I currently work within Mexico on the Yucatan peninsula. There, I study the gender dynamics of economic endeavors. Indigenous women on the peninsula are faced with a variety of challenges to their identities both as women and as Maya. As global capitalism becomes a fact of life for them, they find themselves responding in a variety of ways to the conditions they face. As mothers, as members of communities, as women and as Maya they find themselves having to negotiate new identities within the boundaries of these roles.

My Master's Thesis is focusing on the history of these brave women, from pre-conquest times until present. This history is an important step in understanding the power that Maya women have and have had throughout time. The Maya people have existed for millennia, and their women have always held roles of some power within their communities and kingdoms. It is important to realize that these roles have changed along with changing centralization and decentralization within the Maya realm.
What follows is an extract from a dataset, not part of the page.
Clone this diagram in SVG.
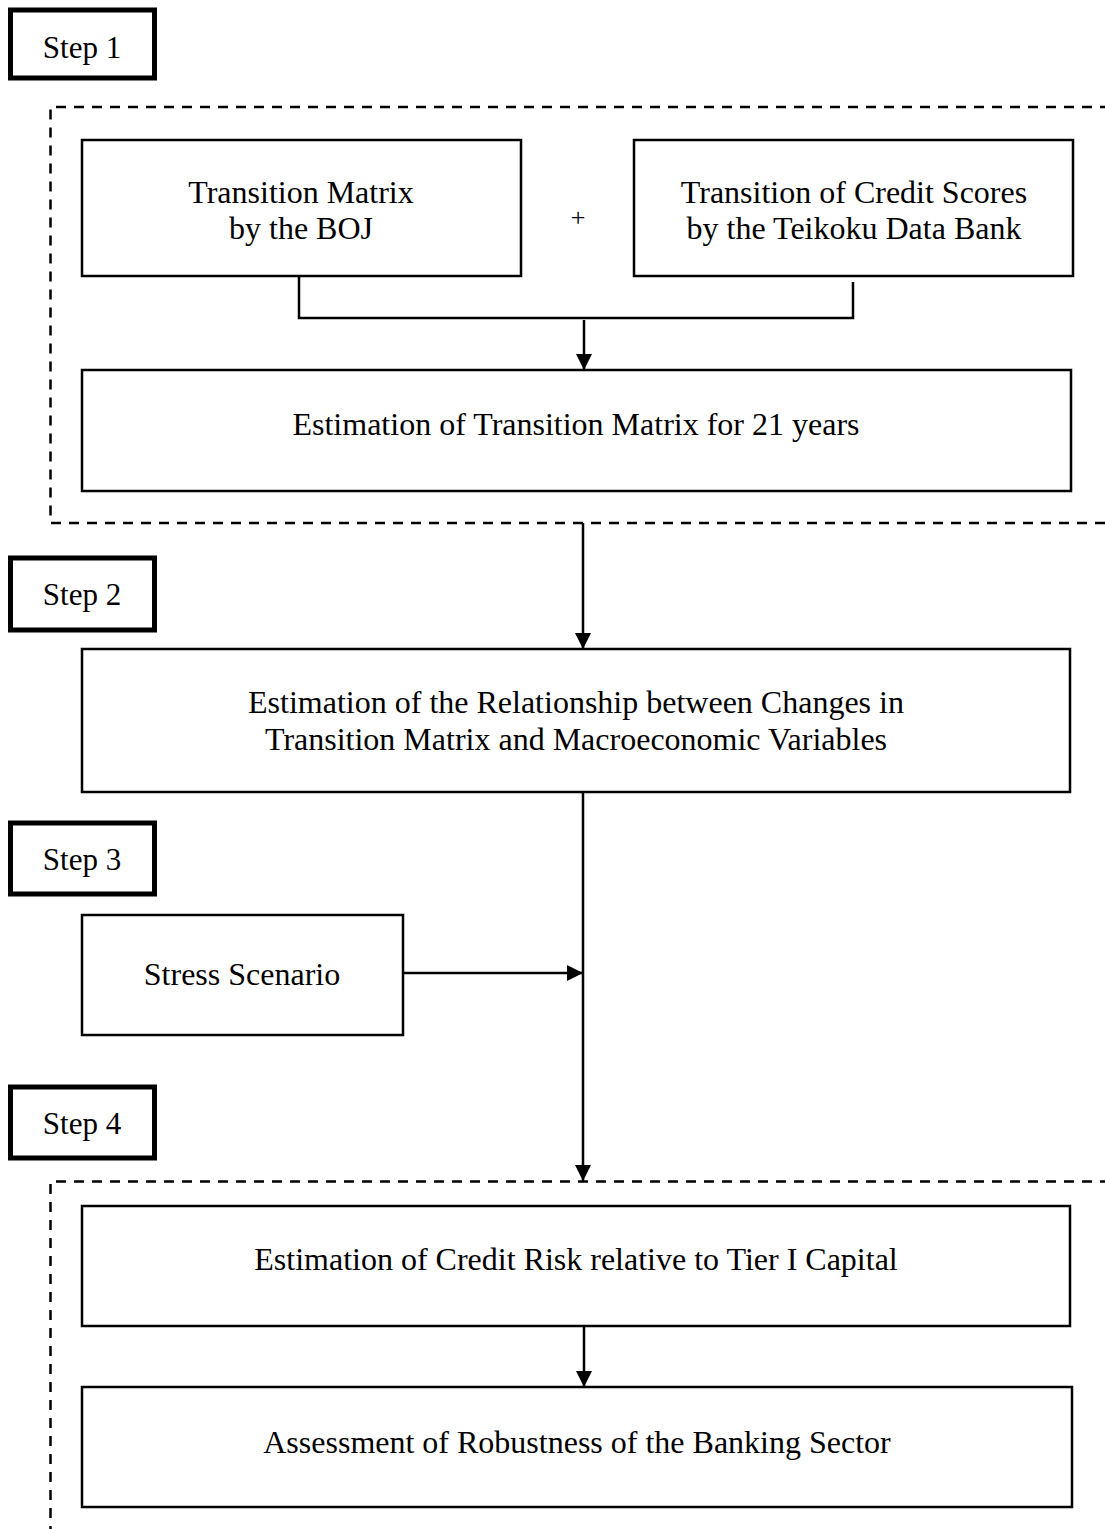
<svg xmlns="http://www.w3.org/2000/svg" width="1105" height="1529" viewBox="0 0 1105 1529">
<style>
.step{fill:#fff;stroke:#000;stroke-width:5}
.box{fill:#fff;stroke:#000;stroke-width:2.5}
.dash{fill:none;stroke:#000;stroke-width:2.5;stroke-dasharray:10 8}
.ln{fill:none;stroke:#000;stroke-width:2.5}
text{font-family:"Liberation Serif","Times New Roman",serif;font-size:32px;fill:#000;text-anchor:middle}
.st{font-size:31px}
</style>
<defs>
<marker id="ah" markerWidth="16" markerHeight="16" refX="16" refY="8" orient="auto" markerUnits="userSpaceOnUse">
<path d="M0,0 L16,8 L0,16 Z" fill="#000"/>
</marker>
</defs>
<g id="frames">
<path class="dash" d="M1110,107 L50.5,107 L50.5,523 L1110,523"/>
<path class="dash" d="M1110,1181.5 L50.5,1181.5 L50.5,1535"/>
</g>
<g id="step1"><rect class="step" x="10.5" y="10" width="144" height="68"/><text class="st" x="82" y="58">Step 1</text></g>
<g id="step2"><rect class="step" x="10.5" y="558" width="144" height="72"/><text class="st" x="82" y="605">Step 2</text></g>
<g id="step3"><rect class="step" x="10.5" y="823" width="144" height="71"/><text class="st" x="82" y="870">Step 3</text></g>
<g id="step4"><rect class="step" x="10.5" y="1087" width="144" height="71"/><text class="st" x="82" y="1134">Step 4</text></g>
<g id="boj"><rect class="box" x="82" y="140" width="439" height="136"/><text x="301" y="203">Transition Matrix</text><text x="301" y="239">by the BOJ</text></g>
<g id="plus"><text x="578" y="226" style="font-size:26px">+</text></g>
<g id="tdb"><rect class="box" x="634" y="140" width="439" height="136"/><text x="854" y="203">Transition of Credit Scores</text><text x="854" y="239">by the Teikoku Data Bank</text></g>
<g id="est21"><rect class="box" x="82" y="370" width="989" height="121"/><text x="576" y="435">Estimation of Transition Matrix for 21 years</text></g>
<g id="rel"><rect class="box" x="82" y="649" width="988" height="143"/><text x="576" y="713">Estimation of the Relationship between Changes in</text><text x="576" y="750">Transition Matrix and Macroeconomic Variables</text></g>
<g id="stress"><rect class="box" x="82" y="915" width="321" height="120"/><text x="242" y="985">Stress Scenario</text></g>
<g id="credit"><rect class="box" x="82" y="1206" width="988" height="120"/><text x="576" y="1270">Estimation of Credit Risk relative to Tier I Capital</text></g>
<g id="robust"><rect class="box" x="82" y="1387" width="990" height="120"/><text x="577" y="1453">Assessment of Robustness of the Banking Sector</text></g>
<g id="connectors">
<path class="ln" d="M299,276 L299,318 L853,318 L853,282"/>
<path class="ln" d="M584,320 L584,370" marker-end="url(#ah)"/>
<path class="ln" d="M583,523 L583,649" marker-end="url(#ah)"/>
<path class="ln" d="M583,792 L583,1181" marker-end="url(#ah)"/>
<path class="ln" d="M403,973 L583,973" marker-end="url(#ah)"/>
<path class="ln" d="M584,1326 L584,1387" marker-end="url(#ah)"/>
</g>
</svg>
The Yucatan peninsula has always offered a special case and unique conditions for life. It is a very flat limestone shelf, jutting out into the Gulf of Mexico. It is unusual because there are no above ground sources for fresh water, in fact, in the northern area of the peninsula the only water source available to the Maya were places where underground rivers have worn away the limestone above their beds, forming cenotes (pronounced sen-o-tays). It was these cenotes that were the life-blood of the Yucatec Maya. Here they were able to form great cities, which rose and fell in the time before conquest. The Maya of this region, along with those in the jungles in the south of the peninsula, were able to resist the conquest for some time and were able to create indigenous rebellion long into the colonial period.

This history will be imperative to understanding the responses of Maya women to the advent of globalization. They are in a crucial, quickly changing time period. The meaning of being Maya, of being a woman, a mother, and a worker are all rapidly changing. Maya women are finding new symbols to define themselves within the context of these changes.

In addition to the Maya, I am also interested in the natives of North America and the early civilizations of southeast Asia. I will be pursuing my doctoral degree within the area of socio-cultural anthropology with an emphasis on economics. I am also studying human growth and development within the context of biological and cultural anthropology.